DATASET SECTION =

Start

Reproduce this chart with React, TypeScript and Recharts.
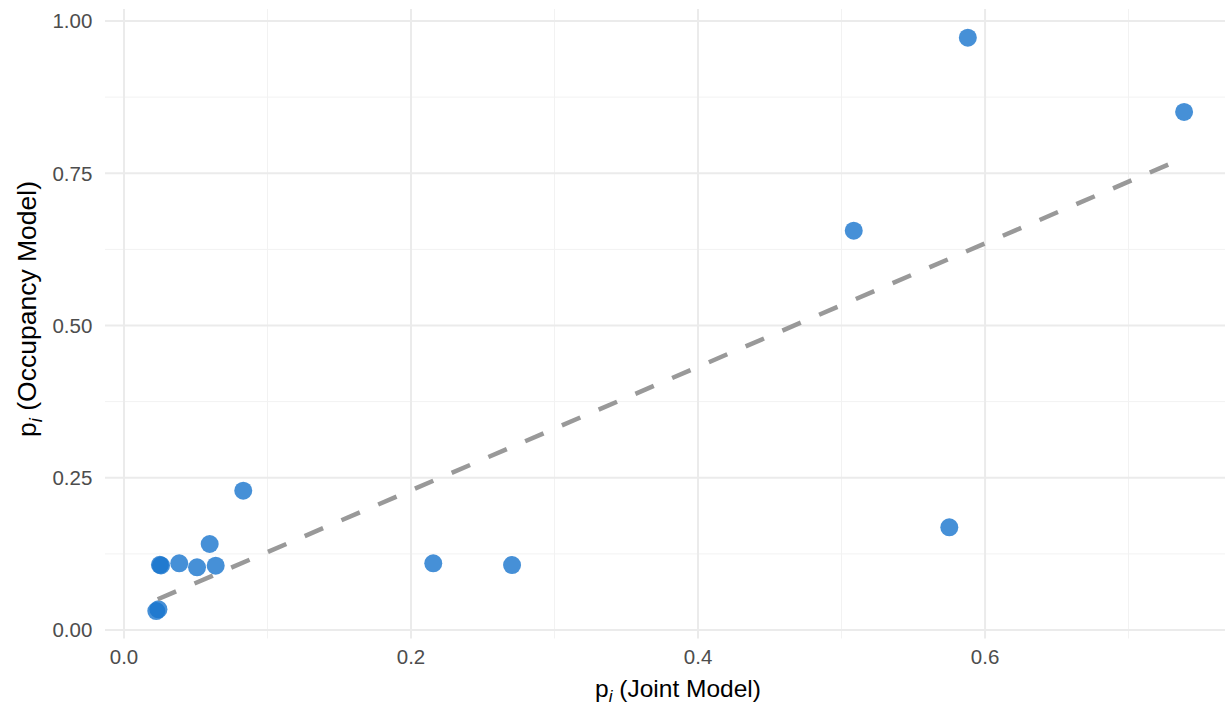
import React from "react";
import { ScatterChart, Scatter, XAxis, YAxis, CartesianGrid, Label } from "recharts";

const jointP = [0.0225, 0.0240, 0.0250, 0.0258, 0.0385, 0.0509, 0.0597, 0.0639, 0.0831, 0.2155, 0.2704, 0.5085, 0.5751, 0.5880, 0.7387];
const occupancyP = [0.031, 0.034, 0.107, 0.106, 0.1095, 0.103, 0.1412, 0.1056, 0.2287, 0.1095, 0.1067, 0.6557, 0.1686, 0.9726, 0.8506];

const fitX = [0.0235, 0.7387];
const fitY = [0.0504, 0.7754];

const xTicks = [0, 0.2, 0.4, 0.6];
const xTickLabels = ["0.0", "0.2", "0.4", "0.6"];
const xMinor = [0.1, 0.3, 0.5, 0.7];
const yTicks = [0, 0.25, 0.5, 0.75, 1];
const yTickLabels = ["0.00", "0.25", "0.50", "0.75", "1.00"];
const yMinor = [0.125, 0.375, 0.625, 0.875];

const points = jointP.map((x, i) => ({ x, y: occupancyP[i] }));
const fitLine = fitX.map((x, i) => ({ x, y: fitY[i] }));

const FONT = "'Liberation Sans', Arial, Helvetica, sans-serif";

const Dot = (props: any) => {
  const { cx, cy } = props;
  if (cx == null || cy == null) return null;
  return <circle cx={cx} cy={cy} r={9} fill="#1874CD" fillOpacity={0.8} />;
};

const NoShape = () => <g />;

const XTitle = () => (
  <text x={678} y={697} textAnchor="middle" fontFamily={FONT} fontSize={24.5} fill="#000">
    <tspan>p</tspan>
    <tspan fontStyle="italic" fontSize={17} dy={5}>i</tspan>
    <tspan dy={-5}> (Joint Model)</tspan>
  </text>
);

const YTitle = () => (
  <text
    x={0}
    y={0}
    transform="translate(36,309) rotate(-90)"
    textAnchor="middle"
    fontFamily={FONT}
    fontSize={26.5}
    fill="#000"
  >
    <tspan>p</tspan>
    <tspan fontStyle="italic" fontSize={18.5} dy={5.5}>i</tspan>
    <tspan dy={-5.5}> (Occupancy Model)</tspan>
  </text>
);

export default function App() {
  return (
    <div style={{ position: "absolute", left: 0, top: 0, width: 1225, height: 706, background: "#fff" }}>
      <ScatterChart width={1225} height={706} margin={{ top: 9, right: 0, bottom: 0, left: 0 }}>
        <CartesianGrid
          stroke="#f2f2f2"
          strokeWidth={1}
          horizontalValues={yMinor}
          verticalValues={xMinor}
        />
        <CartesianGrid
          stroke="#ebebeb"
          strokeWidth={2}
          horizontalValues={yTicks}
          verticalValues={xTicks}
        />
        <XAxis
          type="number"
          dataKey="x"
          domain={[-0.01324, 0.7672]}
          allowDataOverflow
          ticks={xTicks}
          tickFormatter={(v: number) => xTickLabels[xTicks.indexOf(v)] ?? String(v)}
          axisLine={false}
          tickLine={false}
          tickSize={0}
          tickMargin={11}
          height={67.5}
          tick={{ fill: "#4d4d4d", fontSize: 20.5, fontFamily: FONT }}
        >
          <Label content={() => <XTitle />} />
        </XAxis>
        <YAxis
          type="number"
          dataKey="y"
          domain={[-0.01396, 1.0197]}
          allowDataOverflow
          ticks={yTicks}
          tickFormatter={(v: number) => yTickLabels[yTicks.indexOf(v)] ?? String(v)}
          axisLine={false}
          tickLine={false}
          tickSize={0}
          tickMargin={12.7}
          width={105}
          tick={{ fill: "#4d4d4d", fontSize: 20.5, fontFamily: FONT }}
        >
          <Label content={() => <YTitle />} />
        </YAxis>
        <Scatter data={points} shape={Dot} isAnimationActive={false} />
        <Scatter
          data={fitLine}
          shape={NoShape}
          line={{ stroke: "#999999", strokeWidth: 4.5, strokeDasharray: "20 20" }}
          isAnimationActive={false}
        />
      </ScatterChart>
    </div>
  );
}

End

WRITTEN INSTRUCTION = Leave out any pictures and return exactly the lines from the beginning of the data through the line with "YAxis, CartesianGrid, Label", inclusive.

CORRECT OUTPUT =
Reproduce this chart with React, TypeScript and Recharts.
import React from "react";
import { ScatterChart, Scatter, XAxis, YAxis, CartesianGrid, Label } from "recharts";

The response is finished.